**Set problem**
Pictures aside, write out every record exactly as it appears.

**Data listing**
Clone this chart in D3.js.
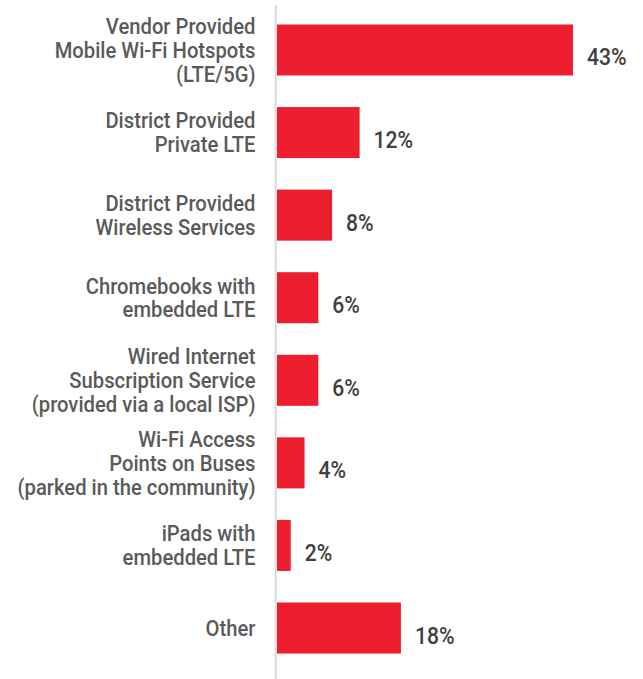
<!DOCTYPE html>
<html>
<head>
<meta charset="utf-8">
<script src="https://cdn.jsdelivr.net/npm/d3@7"></script>
<style>
  html, body { margin: 0; padding: 0; background: #fff; }
  svg { display: block; }
  text { font-family: Roboto, "Noto Sans", sans-serif; }
</style>
</head>
<body>
<svg id="chart" width="643" height="679"></svg>
<script>
const categories = [
  ["Vendor Provided", "Mobile Wi-Fi Hotspots", "(LTE/5G)"],
  ["District Provided", "Private LTE"],
  ["District Provided", "Wireless Services"],
  ["Chromebooks with", "embedded LTE"],
  ["Wired Internet", "Subscription Service", "(provided via a local ISP)"],
  ["Wi-Fi Access", "Points on Buses", "(parked in the community)"],
  ["iPads with", "embedded LTE"],
  ["Other"]
];
const values = [43, 12, 8, 6, 6, 4, 2, 18];
const valueLabels = ["43%", "12%", "8%", "6%", "6%", "4%", "2%", "18%"];

const svg = d3.select("#chart");
const W = 643, H = 679;
const ids = d3.range(values.length);

const x = d3.scaleLinear().domain([0, 43]).range([277, 573]);
const y = d3.scaleBand().domain(ids).range([8.7, 669.3]).paddingInner(0.382).paddingOuter(0.191);

const SX = 0.92;          // horizontal condensing of the text
const lineH = 24;
const capH = 15.6;

// axis line
svg.append("line")
  .attr("x1", 275.7).attr("x2", 275.7)
  .attr("y1", 5).attr("y2", H)
  .attr("stroke", "#d9d9d9").attr("stroke-width", 2);

// bars
svg.selectAll("rect.bar").data(ids).enter().append("rect")
  .attr("class", "bar")
  .attr("x", x(0))
  .attr("y", i => y(i))
  .attr("width", i => x(values[i]) - x(0))
  .attr("height", y.bandwidth())
  .attr("fill", "#ed1f2f");

// category labels
const lab = svg.selectAll("g.lab").data(ids).enter().append("g")
  .attr("class", "lab")
  .attr("transform", i => {
    const c = y(i) + y.bandwidth() / 2;
    const n = categories[i].length;
    const first = c - (n - 1) * lineH / 2 + capH / 2;
    return `translate(255.5,${first}) scale(${SX},1)`;
  });
lab.each(function(i) {
  d3.select(this).selectAll("text").data(categories[i]).enter().append("text")
    .attr("x", 0)
    .attr("y", (d, k) => k * lineH)
    .attr("text-anchor", "end")
    .attr("font-size", 22)
    .attr("font-weight", 500)
    .attr("fill", "#5a5a5a")
    .text(d => d);
});

// value labels
svg.selectAll("text.val").data(ids).enter().append("text")
  .attr("class", "val")
  .attr("transform", i => `translate(${x(values[i]) + 14},${y(i) + y.bandwidth() / 2 + 15.5}) scale(0.88,1)`)
  .attr("font-size", 24)
  .attr("font-weight", 500)
  .attr("fill", "#404040")
  .text(i => valueLabels[i]);
</script>
</body>
</html>
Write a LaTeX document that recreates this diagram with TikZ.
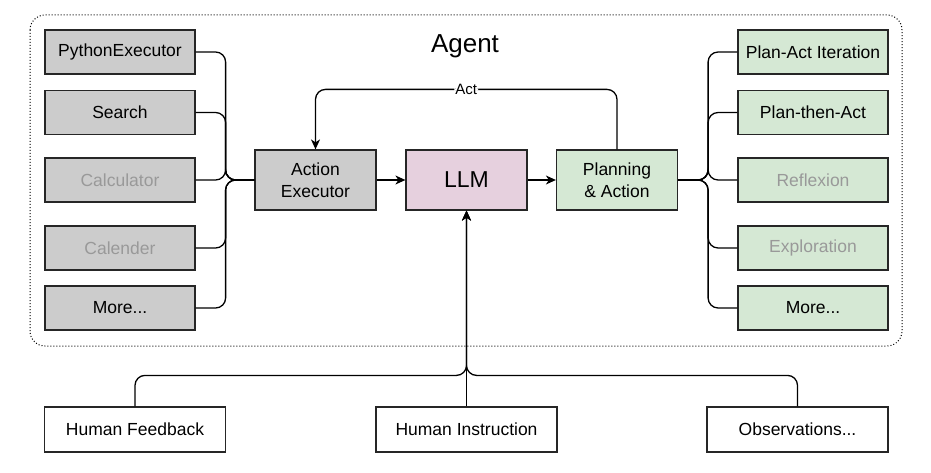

**Complete answer**
Clone this chart in D3.js.
<!DOCTYPE html>
<html>
<head>
<meta charset="utf-8">
<script src="https://cdn.jsdelivr.net/npm/d3@7"></script>
<style>
  html, body { margin: 0; padding: 0; background: #fff; }
  svg { display: block; }
  text { font-family: Roboto, "Noto Sans", sans-serif; }
</style>
</head>
<body>
<svg id="chart" width="643" height="679"></svg>
<script>
const categories = [
  ["Vendor Provided", "Mobile Wi-Fi Hotspots", "(LTE/5G)"],
  ["District Provided", "Private LTE"],
  ["District Provided", "Wireless Services"],
  ["Chromebooks with", "embedded LTE"],
  ["Wired Internet", "Subscription Service", "(provided via a local ISP)"],
  ["Wi-Fi Access", "Points on Buses", "(parked in the community)"],
  ["iPads with", "embedded LTE"],
  ["Other"]
];
const values = [43, 12, 8, 6, 6, 4, 2, 18];
const valueLabels = ["43%", "12%", "8%", "6%", "6%", "4%", "2%", "18%"];

const svg = d3.select("#chart");
const W = 643, H = 679;
const ids = d3.range(values.length);

const x = d3.scaleLinear().domain([0, 43]).range([277, 573]);
const y = d3.scaleBand().domain(ids).range([8.7, 669.3]).paddingInner(0.382).paddingOuter(0.191);

const SX = 0.92;          // horizontal condensing of the text
const lineH = 24;
const capH = 15.6;

// axis line
svg.append("line")
  .attr("x1", 275.7).attr("x2", 275.7)
  .attr("y1", 5).attr("y2", H)
  .attr("stroke", "#d9d9d9").attr("stroke-width", 2);

// bars
svg.selectAll("rect.bar").data(ids).enter().append("rect")
  .attr("class", "bar")
  .attr("x", x(0))
  .attr("y", i => y(i))
  .attr("width", i => x(values[i]) - x(0))
  .attr("height", y.bandwidth())
  .attr("fill", "#ed1f2f");

// category labels
const lab = svg.selectAll("g.lab").data(ids).enter().append("g")
  .attr("class", "lab")
  .attr("transform", i => {
    const c = y(i) + y.bandwidth() / 2;
    const n = categories[i].length;
    const first = c - (n - 1) * lineH / 2 + capH / 2;
    return `translate(255.5,${first}) scale(${SX},1)`;
  });
lab.each(function(i) {
  d3.select(this).selectAll("text").data(categories[i]).enter().append("text")
    .attr("x", 0)
    .attr("y", (d, k) => k * lineH)
    .attr("text-anchor", "end")
    .attr("font-size", 22)
    .attr("font-weight", 500)
    .attr("fill", "#5a5a5a")
    .text(d => d);
});

// value labels
svg.selectAll("text.val").data(ids).enter().append("text")
  .attr("class", "val")
  .attr("transform", i => `translate(${x(values[i]) + 14},${y(i) + y.bandwidth() / 2 + 15.5}) scale(0.88,1)`)
  .attr("font-size", 24)
  .attr("font-weight", 500)
  .attr("fill", "#404040")
  .text(i => valueLabels[i]);
</script>
</body>
</html>
Write a LaTeX document that recreates this diagram with TikZ.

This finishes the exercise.